The US Supreme Court [official website] on Thursday ruled [opinion, PDF] 5-4 in Walker v. Sons of Confederate Veterans [SCOTUSblog materials] that state governments can restrict the kinds of messages printed on specialty licence plates. The Sons of Confederate Veterans [advocacy website] had argued that the Texas government’s refusal to issue specialty licence plates including an image of the confederate flag violated First Amendment [LII backgrounder] free speech protections. Writing for the majority, Justice Stephen Breyer rejected the argument, saying that because they are issued by the state, specialty license plates constitute government speech [LII backgrounder] and are not held to the same level of scrutiny as other forms of speech:
Indeed, a person who displays a message on a Texas license plate likely intends to convey to the public that the State has endorsed that message. If not, the individual could simply display the message in question in larger letters on a bumper sticker right next to the plate. But the individual prefers a license plate design to the purely private speech expressed through bumper stickers.

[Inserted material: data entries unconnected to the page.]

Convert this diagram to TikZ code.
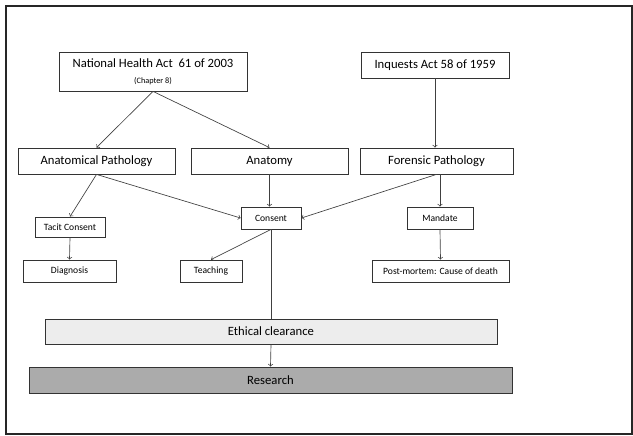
\documentclass[tikz,border=0pt]{standalone}
\usepackage{fontspec}
\setmainfont{Carlito}
\usepackage{tikz}
\usetikzlibrary{arrows}

\begin{document}
\begin{tikzpicture}[x=0.75pt,y=-0.75pt,
    box/.style={draw=black!80,line width=0.6pt,inner sep=0pt,minimum height=19.5pt,font=\fontsize{9.5}{11}\selectfont},
    smallbox/.style={box,minimum height=16.5pt,font=\fontsize{7.2}{8}\selectfont},
    link/.style={draw=black!75,line width=0.5pt,->,>=to}]

\useasboundingbox (0,0) rectangle (633,436);
\draw [black!85,line width=1.1pt] (6,6) rectangle (632,434);

% acts
\node [box,minimum width=141pt,minimum height=29.25pt,align=center] (nha) at (153,71.5)
    {National Health Act\ \ 61 of 2003\\[1pt]{\fontsize{6.2}{7}\selectfont (Chapter 8)}};
\node [box,minimum width=111pt] (inq) at (435,65) {Inquests Act 58 of 1959};

% disciplines
\node [box,minimum width=117.75pt] (ap) at (96.5,161) {Anatomical Pathology};
\node [box,minimum width=117.75pt] (anat) at (269.5,161) {Anatomy};
\node [box,minimum width=114.75pt] (fp) at (436.5,161) {Forensic Pathology};

\node [smallbox,minimum width=45pt] (cons) at (271,218) {Consent};
\node [smallbox,minimum width=49.5pt] (mand) at (440,218) {Mandate};
\node [smallbox,minimum width=52.5pt,minimum height=15pt] (tacit) at (70,227) {Tacit Consent};

\node [smallbox,minimum width=69.75pt] (diag) at (69.5,271) {Diagnosis};
\node [smallbox,minimum width=46.5pt] (teach) at (211,271) {Teaching};
\node [smallbox,minimum width=102.75pt] (pm) at (440.5,271) {Post-mortem: Cause of death};

\node [box,fill=black!7,minimum width=339pt,minimum height=18.75pt] (eth) at (271,331.5) {Ethical clearance};
\node [box,fill=black!33,minimum width=362.25pt] (res) at (270.5,380) {Research};

\foreach \a/\b in {nha/ap,nha/anat,ap/tacit,tacit/diag,cons/teach,mand/pm,eth/res}
    \draw [link] (\a.south) -- (\b.north);

\draw [link] (inq.south) -- (inq.south |- fp.north);
\draw [link] (anat.south) -- (anat.south |- cons.north);
\draw [link] (mand.north |- fp.south) -- (mand.north);
\draw [link] (ap.south) -- (cons.west);
\draw [link] (fp.south) -- (cons.east);
\draw [draw=black!75,line width=0.5pt] (cons.south) -- (eth.north);

\end{tikzpicture}
\end{document}
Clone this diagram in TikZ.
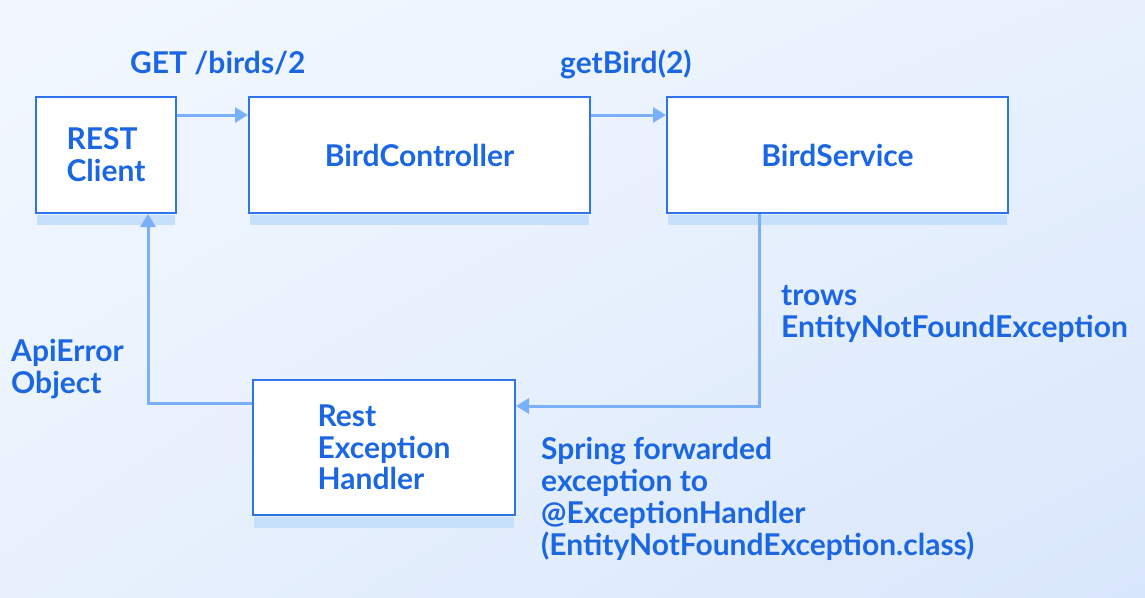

That may well be because Texas’s license plate designs convey government agreement with the message displayed.
The decision reversed an earlier ruling [opinion, PDF] by the US Court of Appeals for the Fifth Circuit [official website].
Justice Samuel Alito wrote the dissent, joined by Chief Justice John Roberts and Justices Antonin Scalia and Anthony Kennedy. The court granted certiorari in the case last December and heard oral arguments [JURIST reports] in March.